EXERCISE DESCRIPTION:
Leave out the pictures, and retype only the lines from the beginning of the material through the line that contains "(trange) at (2031.8,413.8)", including both.

DATA EXCERPT:
------------------------------------------------------------------------

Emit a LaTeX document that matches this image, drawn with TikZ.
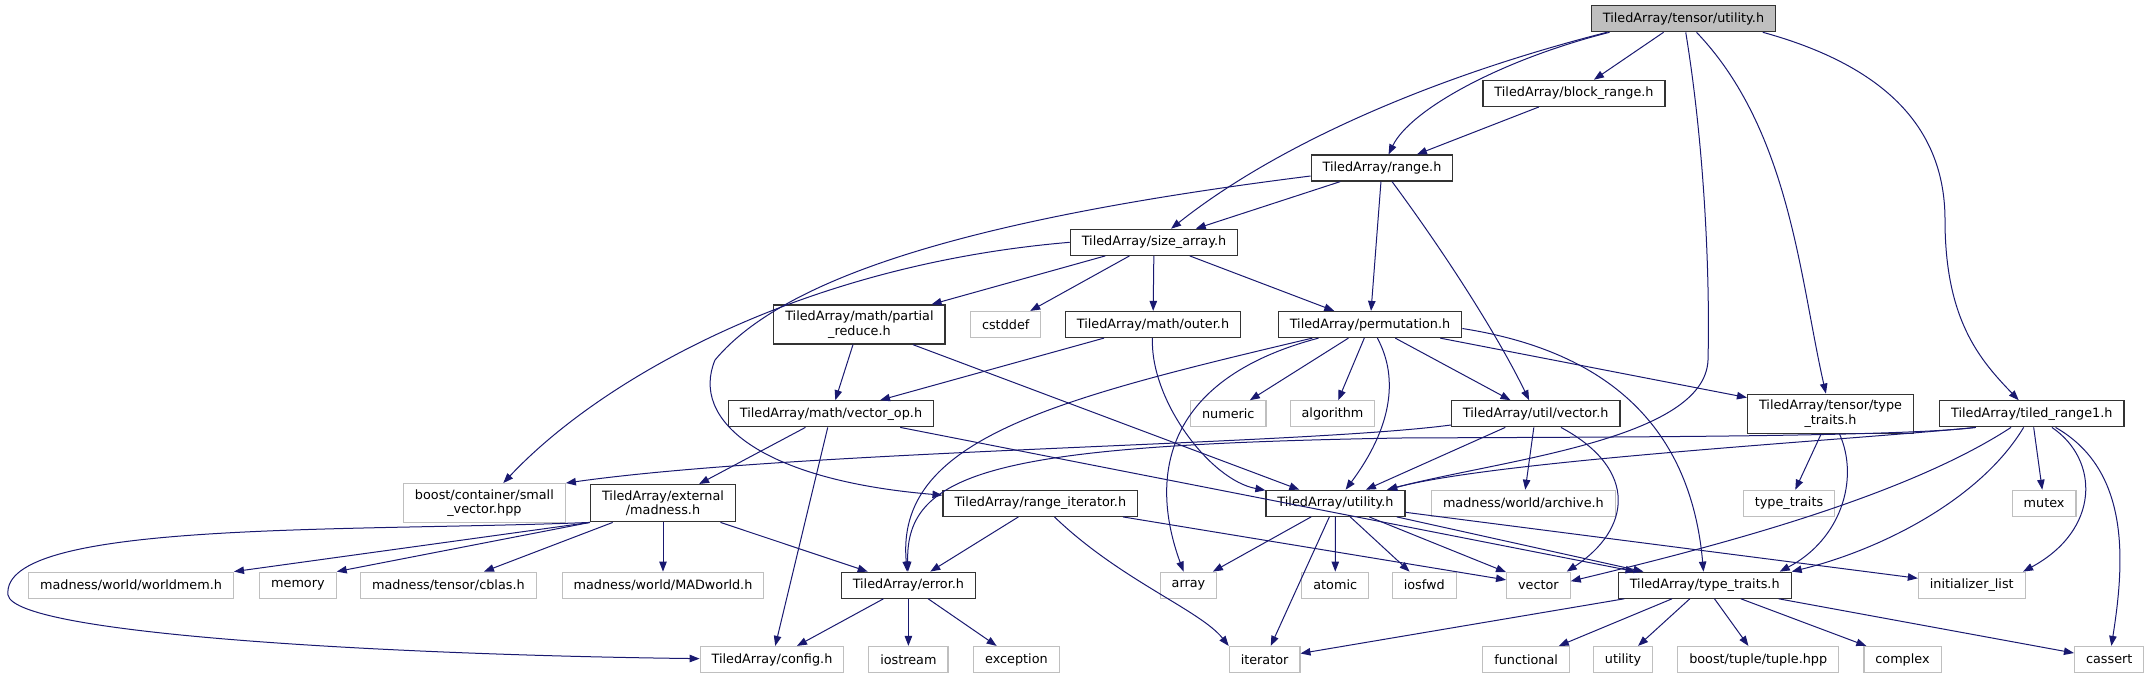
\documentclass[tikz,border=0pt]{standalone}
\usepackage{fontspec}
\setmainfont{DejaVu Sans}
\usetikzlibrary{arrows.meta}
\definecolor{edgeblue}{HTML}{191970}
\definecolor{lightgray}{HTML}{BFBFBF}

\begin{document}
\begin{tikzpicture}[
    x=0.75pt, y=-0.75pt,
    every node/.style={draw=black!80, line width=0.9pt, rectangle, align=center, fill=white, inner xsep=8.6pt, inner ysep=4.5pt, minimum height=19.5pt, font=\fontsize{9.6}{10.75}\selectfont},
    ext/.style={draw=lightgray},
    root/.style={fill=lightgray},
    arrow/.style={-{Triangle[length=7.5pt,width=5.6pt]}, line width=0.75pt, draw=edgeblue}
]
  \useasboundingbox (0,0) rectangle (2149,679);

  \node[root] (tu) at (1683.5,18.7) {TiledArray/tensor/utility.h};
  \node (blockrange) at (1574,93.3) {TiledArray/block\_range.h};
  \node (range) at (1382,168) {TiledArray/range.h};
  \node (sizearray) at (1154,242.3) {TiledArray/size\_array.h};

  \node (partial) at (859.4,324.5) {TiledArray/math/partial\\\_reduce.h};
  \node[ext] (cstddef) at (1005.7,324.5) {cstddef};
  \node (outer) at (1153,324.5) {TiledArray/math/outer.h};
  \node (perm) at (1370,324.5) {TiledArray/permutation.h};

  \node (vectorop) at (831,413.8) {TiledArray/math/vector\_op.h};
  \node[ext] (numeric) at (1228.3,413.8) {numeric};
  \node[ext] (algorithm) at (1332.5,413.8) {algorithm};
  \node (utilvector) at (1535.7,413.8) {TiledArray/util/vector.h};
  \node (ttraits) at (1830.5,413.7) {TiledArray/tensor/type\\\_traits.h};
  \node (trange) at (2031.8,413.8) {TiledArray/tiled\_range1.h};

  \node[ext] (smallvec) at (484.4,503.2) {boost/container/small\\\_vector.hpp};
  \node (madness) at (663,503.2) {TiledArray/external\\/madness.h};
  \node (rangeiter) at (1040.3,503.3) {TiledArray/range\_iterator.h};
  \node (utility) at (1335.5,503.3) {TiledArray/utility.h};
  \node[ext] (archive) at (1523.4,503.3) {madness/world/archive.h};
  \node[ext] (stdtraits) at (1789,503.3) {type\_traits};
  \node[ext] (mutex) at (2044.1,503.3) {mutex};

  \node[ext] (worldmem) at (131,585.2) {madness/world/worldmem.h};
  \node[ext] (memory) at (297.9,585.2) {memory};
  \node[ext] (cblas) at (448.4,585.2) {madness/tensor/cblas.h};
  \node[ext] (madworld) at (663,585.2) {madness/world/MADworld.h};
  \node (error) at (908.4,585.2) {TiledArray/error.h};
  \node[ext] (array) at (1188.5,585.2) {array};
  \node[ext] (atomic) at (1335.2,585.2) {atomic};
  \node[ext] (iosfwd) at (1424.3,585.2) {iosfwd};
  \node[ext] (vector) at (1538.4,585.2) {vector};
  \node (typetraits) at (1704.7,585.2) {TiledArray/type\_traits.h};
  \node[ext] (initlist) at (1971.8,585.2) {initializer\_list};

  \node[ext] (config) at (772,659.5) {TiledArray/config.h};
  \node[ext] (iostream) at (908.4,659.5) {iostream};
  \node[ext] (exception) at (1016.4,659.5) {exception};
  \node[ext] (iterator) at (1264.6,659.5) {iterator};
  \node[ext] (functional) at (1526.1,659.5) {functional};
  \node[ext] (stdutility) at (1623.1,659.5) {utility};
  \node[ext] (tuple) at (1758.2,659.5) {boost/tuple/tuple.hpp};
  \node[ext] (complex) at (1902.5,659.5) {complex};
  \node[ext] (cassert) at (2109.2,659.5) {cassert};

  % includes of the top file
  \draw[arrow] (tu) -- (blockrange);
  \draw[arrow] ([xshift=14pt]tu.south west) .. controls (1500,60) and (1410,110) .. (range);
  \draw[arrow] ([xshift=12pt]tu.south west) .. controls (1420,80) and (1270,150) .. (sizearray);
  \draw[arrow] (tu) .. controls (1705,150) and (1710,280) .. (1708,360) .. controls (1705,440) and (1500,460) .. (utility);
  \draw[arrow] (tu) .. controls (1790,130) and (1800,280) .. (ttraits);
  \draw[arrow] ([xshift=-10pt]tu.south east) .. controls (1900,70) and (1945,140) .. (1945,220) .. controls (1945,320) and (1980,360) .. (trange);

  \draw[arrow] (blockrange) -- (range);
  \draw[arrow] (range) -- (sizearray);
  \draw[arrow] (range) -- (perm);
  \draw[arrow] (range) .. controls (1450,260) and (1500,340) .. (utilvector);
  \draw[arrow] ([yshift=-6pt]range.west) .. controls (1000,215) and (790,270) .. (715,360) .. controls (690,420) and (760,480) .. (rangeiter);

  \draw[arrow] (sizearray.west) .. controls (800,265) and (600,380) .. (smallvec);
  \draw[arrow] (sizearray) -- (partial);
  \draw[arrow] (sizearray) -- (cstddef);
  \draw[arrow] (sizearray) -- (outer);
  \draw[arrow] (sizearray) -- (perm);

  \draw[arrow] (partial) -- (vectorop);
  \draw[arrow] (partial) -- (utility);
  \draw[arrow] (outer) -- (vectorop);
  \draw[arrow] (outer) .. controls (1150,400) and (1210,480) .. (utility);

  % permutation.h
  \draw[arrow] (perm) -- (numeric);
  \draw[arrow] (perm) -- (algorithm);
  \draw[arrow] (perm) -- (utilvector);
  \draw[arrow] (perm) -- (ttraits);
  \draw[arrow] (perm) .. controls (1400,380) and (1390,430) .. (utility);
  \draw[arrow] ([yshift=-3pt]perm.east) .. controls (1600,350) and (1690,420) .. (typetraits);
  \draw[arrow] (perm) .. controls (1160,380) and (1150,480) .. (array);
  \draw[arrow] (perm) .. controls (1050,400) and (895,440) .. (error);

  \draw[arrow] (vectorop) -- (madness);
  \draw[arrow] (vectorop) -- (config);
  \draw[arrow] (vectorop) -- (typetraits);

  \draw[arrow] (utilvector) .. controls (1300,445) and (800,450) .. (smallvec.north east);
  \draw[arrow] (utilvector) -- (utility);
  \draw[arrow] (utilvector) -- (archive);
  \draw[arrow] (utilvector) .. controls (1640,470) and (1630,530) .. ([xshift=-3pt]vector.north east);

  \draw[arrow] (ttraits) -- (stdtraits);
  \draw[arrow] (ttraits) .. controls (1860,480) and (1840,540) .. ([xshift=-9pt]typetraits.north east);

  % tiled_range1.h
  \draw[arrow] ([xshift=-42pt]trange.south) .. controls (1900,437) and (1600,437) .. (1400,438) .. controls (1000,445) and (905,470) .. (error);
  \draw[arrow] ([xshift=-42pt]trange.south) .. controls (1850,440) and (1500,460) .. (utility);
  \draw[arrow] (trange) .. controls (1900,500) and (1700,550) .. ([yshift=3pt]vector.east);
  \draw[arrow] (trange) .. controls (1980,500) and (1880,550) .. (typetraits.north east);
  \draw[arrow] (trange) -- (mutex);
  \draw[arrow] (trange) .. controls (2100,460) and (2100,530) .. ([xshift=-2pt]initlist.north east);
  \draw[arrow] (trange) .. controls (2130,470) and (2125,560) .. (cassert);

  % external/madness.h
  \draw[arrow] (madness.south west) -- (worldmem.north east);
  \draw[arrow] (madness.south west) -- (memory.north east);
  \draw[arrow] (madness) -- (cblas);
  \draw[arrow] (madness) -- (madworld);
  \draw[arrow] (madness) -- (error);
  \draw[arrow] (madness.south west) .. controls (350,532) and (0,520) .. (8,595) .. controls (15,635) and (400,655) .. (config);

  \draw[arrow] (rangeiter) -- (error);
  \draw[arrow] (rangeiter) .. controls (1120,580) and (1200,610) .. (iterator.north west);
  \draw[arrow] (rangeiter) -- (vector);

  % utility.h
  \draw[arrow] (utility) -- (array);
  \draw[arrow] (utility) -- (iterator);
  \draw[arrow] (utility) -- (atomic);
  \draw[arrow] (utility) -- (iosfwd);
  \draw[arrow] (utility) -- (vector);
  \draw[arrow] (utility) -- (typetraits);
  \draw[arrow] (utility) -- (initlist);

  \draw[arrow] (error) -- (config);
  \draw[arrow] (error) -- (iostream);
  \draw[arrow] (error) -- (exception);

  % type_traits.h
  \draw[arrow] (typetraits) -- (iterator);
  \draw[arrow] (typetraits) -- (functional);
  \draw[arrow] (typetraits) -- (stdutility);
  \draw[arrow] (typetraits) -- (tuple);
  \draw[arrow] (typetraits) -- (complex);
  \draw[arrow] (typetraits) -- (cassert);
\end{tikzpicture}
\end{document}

------------------------------------------------------------------------

EXPECTED ANSWER:
Emit a LaTeX document that matches this image, drawn with TikZ.
\documentclass[tikz,border=0pt]{standalone}
\usepackage{fontspec}
\setmainfont{DejaVu Sans}
\usetikzlibrary{arrows.meta}
\definecolor{edgeblue}{HTML}{191970}
\definecolor{lightgray}{HTML}{BFBFBF}

\begin{document}
\begin{tikzpicture}[
    x=0.75pt, y=-0.75pt,
    every node/.style={draw=black!80, line width=0.9pt, rectangle, align=center, fill=white, inner xsep=8.6pt, inner ysep=4.5pt, minimum height=19.5pt, font=\fontsize{9.6}{10.75}\selectfont},
    ext/.style={draw=lightgray},
    root/.style={fill=lightgray},
    arrow/.style={-{Triangle[length=7.5pt,width=5.6pt]}, line width=0.75pt, draw=edgeblue}
]
  \useasboundingbox (0,0) rectangle (2149,679);

  \node[root] (tu) at (1683.5,18.7) {TiledArray/tensor/utility.h};
  \node (blockrange) at (1574,93.3) {TiledArray/block\_range.h};
  \node (range) at (1382,168) {TiledArray/range.h};
  \node (sizearray) at (1154,242.3) {TiledArray/size\_array.h};

  \node (partial) at (859.4,324.5) {TiledArray/math/partial\\\_reduce.h};
  \node[ext] (cstddef) at (1005.7,324.5) {cstddef};
  \node (outer) at (1153,324.5) {TiledArray/math/outer.h};
  \node (perm) at (1370,324.5) {TiledArray/permutation.h};

  \node (vectorop) at (831,413.8) {TiledArray/math/vector\_op.h};
  \node[ext] (numeric) at (1228.3,413.8) {numeric};
  \node[ext] (algorithm) at (1332.5,413.8) {algorithm};
  \node (utilvector) at (1535.7,413.8) {TiledArray/util/vector.h};
  \node (ttraits) at (1830.5,413.7) {TiledArray/tensor/type\\\_traits.h};
  \node (trange) at (2031.8,413.8) {TiledArray/tiled\_range1.h};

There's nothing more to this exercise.